True to his word, Doug began training immediately and ran the San Francisco Marathon three more times in as many years. Then in 2000, after an almost 20 year break, he ran the New York City Marathon at nearly 60 years of age. Since then he has also completed the California International Marathon two times, the Jedediah Smith 30-Mile Ultra and a number of shorter 10Ks.  

While Doug’s running career is impressive, his response to what happened next is nothing short of inspirational.

While Doug’s running career is impressive, his response to what happened next is nothing short of inspirational.

In 2009 Doug noticed he was losing clarity in his vision. After excessive testing, doctors determined that blood flow to his optic nerve—the nerve responsible for transmitting visual information from the retina to the brain—was shutting down, a condition known as Anterior Ischemic Optic Neuropathy. 

Just one year after his vision started to fade, Doug was declared legally blind. “Of all the things that could happen to me as a runner, short of losing my legs, going blind was the worst I could imagine.”

Doug describes his visual experience like “wearing a mesh over your head. I can see, I just can’t see details.” If he stares at objects or faces long enough, his brain will begin to fill in the details, similar to a person reading a word with missing letters that the brain fills in so that the word is understood.

While Doug was learning to accept these life-altering circumstances, running was something constant that he never considered giving up. Since being declared legally blind, Doug has run the Los Angeles Marathon in 2012 and a local Super Bowl Sunday 10K in 2013 and 2014.

He runs and trains on a 4-mile route close to his home, traversing a combination of streets and pedestrian/bike paths. Doug says he runs with a cane and uses the contrasts in tonal value of the path and surrounding ground to navigate. While he has never had a collision with a person or animal, he claims a number of close calls with quiet road bikes, runners on the wrong side of the path, or the occasional squirrel that darts underneath his foot. 

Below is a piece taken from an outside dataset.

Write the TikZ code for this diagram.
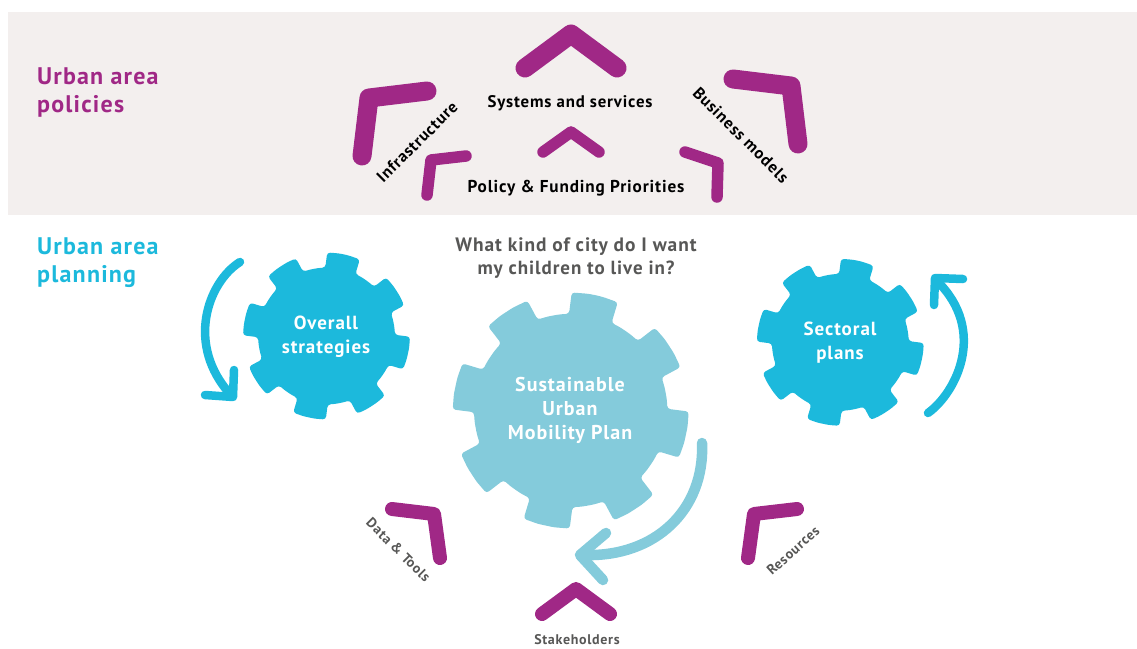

During races he uses lines on the road for guidance and often asks other runners if he can follow them for a stretch. “More often than not, other runners will see my cane and pick me up along the way.”

His latest goal is to qualify for and run the Boston Marathon. Doug will be 72 at his earliest opportunity to run the qualifier.

“Most people are impressed that I’m running marathons blind, but it’s actually more impressive that I’m running marathons at the age of 71. Blindness doesn't affect my running, it affects my navigating.” 

At Doug’s age, a year makes a large difference physically, a fact he’s been well aware of in recent years as he feels the pronounced effects running has on his body and lives with increasingly longer recovery periods. He’s hopeful that one more year won’t put him out of reach of his dream of running the Boston.

Doug recently had the chance to reconnect with former teammates and friends that share his passion for running when he returned for the track and field reunion at NNU’s Homecoming & Family Weekend. The weekend was full of rich fellowship memories shared and even a 5K to support student scholarships. 

For Doug, the impact went beyond the ordinary: “Blind people tend to be pushed to the side a lot, but this reunion has been a chance for me to just be me, to just be one of the track guys.”